L'emiliano Gianni Pedretti è sicuramente uno dei cantautori più atipici e sottovalutati del panorama musicale italiano degli ultimi quindici anni. Lo dico conoscendo piuttosto bene la sua discografia, che consta di alcuni album non ufficiali pubblicati in modo trasversale e di due cd ufficiali. Una discografia che ha messo in luce il background di un artista tutt'altro che snob nonostante un approccio apparentemente misantropo ed elitario, fatto di chiaroscuri, presenze-assenze e uno stile sofisticato che galleggia tra decadentismo, Gozzano, apocalyptic-folk e incursioni elettroniche minimaliste.

Colloquio - questo il nome del progetto/alterego di Pedretti - nel 1995 ha dato sicuramente il meglio di sè con l'album "Io e l'altro", sulla cui copertina compare il medesimo autore con il votlo privo di ogni attributo. Solo un viso biancastro vuoto, nell'oscurità, inquietante ed interrogativo. Perfetta icona di un percorso di ricerca interiore e di ricerca creativa che affonda in un magma onirico pieno di dubbi e domande a cui è difficile dare risposta (se non scavando nel subconscio). Intersecando sonorità acustiche e elettroniche, Colloquio trasforma l'idea della forma-canzone in una specie di pretesto per recitare le sue liriche, sfruttando il concetto "brianeniano" che la ripetizione è una forma di cambiamento. E avvicinandosi così ora alle atmosfere dei Death in June, ora a una rivisitazione di Paolo Conte in chiave dark, stravolgendo l'emozione poetica con filtraggi della voce che sembrano messaggi alieni.

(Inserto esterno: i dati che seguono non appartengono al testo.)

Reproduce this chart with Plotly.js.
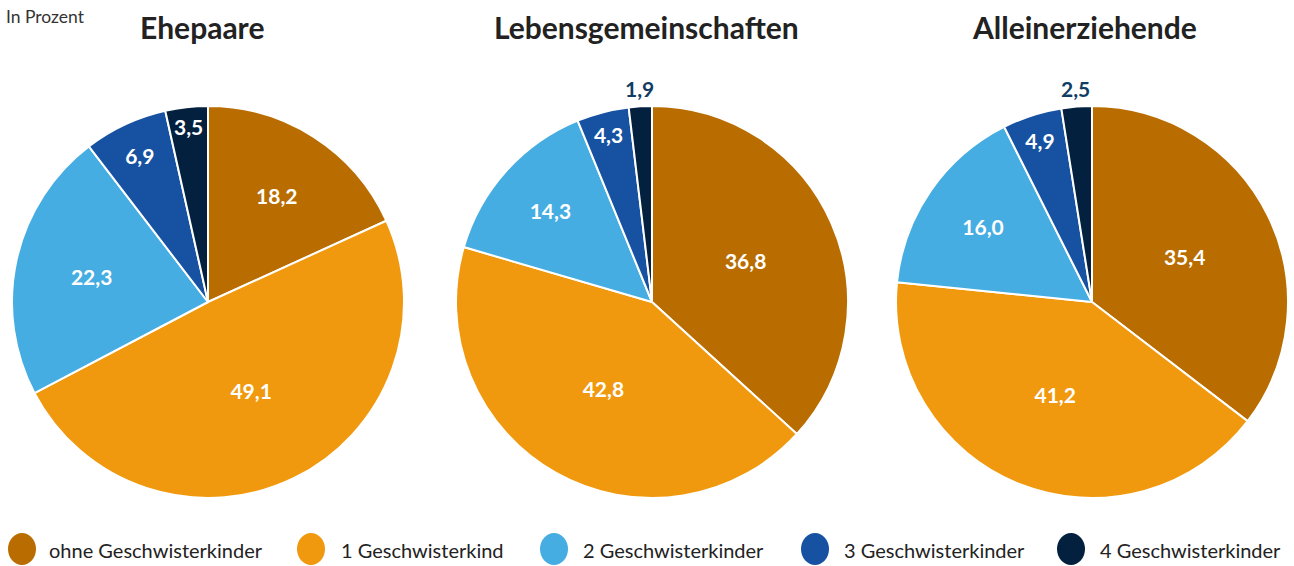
<!DOCTYPE html>
<html><head><meta charset="utf-8">
<script src="https://cdn.plot.ly/plotly-3.0.1.min.js"></script>
<style>body{margin:0;padding:0;background:#fff}#chart{width:1294px;height:566px}</style>
</head><body><div id="chart"></div>
<script>
const categories = ["ohne Geschwisterkinder","1 Geschwisterkind","2 Geschwisterkinder","3 Geschwisterkinder","4 Geschwisterkinder"];
const groups = ["Ehepaare","Lebensgemeinschaften","Alleinerziehende"];
const ehepaare = [18.2, 49.1, 22.3, 6.9, 3.5];
const lebensgemeinschaften = [36.8, 42.8, 14.3, 4.3, 1.9];
const alleinerziehende = [35.4, 41.2, 16.0, 4.9, 2.5];
const colors = ["#b96d00","#f0990e","#46ade2","#1752a2","#03213f"];
const seriesList = [ehepaare, lebensgemeinschaften, alleinerziehende];

const W = 1294, H = 566;
const centersX = [208, 652, 1092];
const titleX = [202, 646, 1084];
const cy = 302, R = 196;
const FONT = "Lato, 'Open Sans', sans-serif";
const fmt = v => v.toFixed(1).replace(".", ",");

const annotations = [];

const traces = seriesList.map((vals, i) => {
  const total = vals.reduce((a, b) => a + b, 0);
  const pos = vals.map(v => v < 3 ? "none" : "inside");
  // outside labels for tiny slices, positioned at slice mid-angle
  let cum = 0;
  vals.forEach((v, k) => {
    const mid = (cum + v / 2) / total;
    cum += v;
    if (v < 3) {
      const ang = mid * 2 * Math.PI; // clockwise from 12 o'clock
      const rr = R + 18;
      const px = centersX[i] + rr * Math.sin(ang);
      const py = cy - rr * Math.cos(ang);
      annotations.push({text: "<b>" + fmt(v) + "</b>", x: px / W, y: 1 - py / H,
        xref: "paper", yref: "paper", xanchor: "center", yanchor: "middle", showarrow: false,
        font: {family: FONT, size: 21, color: "#0f3d63"}});
    }
  });
  return {
    type: "pie",
    values: vals,
    labels: categories,
    sort: false,
    direction: "clockwise",
    rotation: 0,
    marker: {colors: colors, line: {color: "#ffffff", width: 2}},
    texttemplate: "%{value:.1f}",
    textposition: pos,
    insidetextorientation: "horizontal",
    insidetextfont: {family: FONT, size: 21, color: "#ffffff", weight: 700},
    showlegend: false,
    hoverinfo: "label+value",
    domain: {
      x: [(centersX[i]-R)/W, (centersX[i]+R)/W],
      y: [1-(cy+R)/H, 1-(cy-R)/H]
    }
  };
});

groups.forEach((g, i) => annotations.push({
  text: "<b>" + g + "</b>", x: titleX[i]/W, y: 1-27/H, xref: "paper", yref: "paper",
  xanchor: "center", yanchor: "middle", showarrow: false,
  font: {family: FONT, size: 30, color: "#222222"}
}));
annotations.push({
  text: "In Prozent", x: 4/W, y: 1-17/H, xref: "paper", yref: "paper",
  xanchor: "left", yanchor: "middle", showarrow: false,
  font: {family: FONT, size: 17.5, color: "#333333"}
});

const markerX = [8, 297, 540, 801, 1057];
const textX = [47, 339, 581, 842, 1098];
const shapes = [];
categories.forEach((c, i) => {
  const x0 = markerX[i];
  shapes.push({type: "circle", xref: "paper", yref: "paper",
    x0: x0/W, x1: (x0+28)/W, y0: 1-565/H, y1: 1-533/H,
    fillcolor: colors[i], line: {width: 0}});
  annotations.push({text: c, x: textX[i]/W, y: 1-550/H, xref: "paper", yref: "paper",
    xanchor: "left", yanchor: "middle", showarrow: false,
    font: {family: FONT, size: 20, color: "#222222"}});
});

const layout = {
  width: W, height: H,
  margin: {l: 0, r: 0, t: 0, b: 0},
  paper_bgcolor: "#ffffff",
  separators: ",.",
  showlegend: false,
  annotations: annotations,
  shapes: shapes,
  font: {family: FONT}
};
Plotly.newPlot("chart", traces, layout, {displayModeBar: false, staticPlot: true});
</script></body></html>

Quella dell'elaborazione vocale, tra l'altro, è una peculiarità di Colloquio, che ha spesso cantato con il suo timbro caldo da crooner metafisico manipolando i toni bassi, rallentando registrazioni a doppia velocità, ottenendo effetti affascinanti che sfuggono a qualsiasi standard. Basti ascoltare la title-track "Io e l'altro" o la mirabolante "Lui è dentro", contrappuntata da un ritmo catatonico che potrebbe segnare l'evoluzione di un Faust'O dopo l'anno 2000. Brani davvero suggestivi con una tessitura lirica fuori dal comune, ispirata vagamente a film come "Riflessi sulla pelle" di P. Ridley, che narrano situazioni e personaggi surreali e leggono le sfumature personali in modo disilluso.

Momenti intensi anche "L'attesa" e "Volo anch'io", che raccolgono l'eredità di album precedenti raffinandone l'esecuzione strumentale e lasciando aprire orizzonti davvero inattesi per un'epoca in cui la musica italiana stava cominciando ad involversi. Gianni Pedretti, sufficientemente coraggioso e geniale per curare in autonomia i suoi progetti, tredici anni fa seguiva la sua strada e diventava uno schivo cantore di solitudine e visioni, senza mai lasciarsi incantare da tentativi più facili e solari.

Introvabile, probabilmente, l'edizione originale uscita su nastro; ben confezionata e con qualità audio notevole, ma purtroppo divulgata in forma molto sotterranea.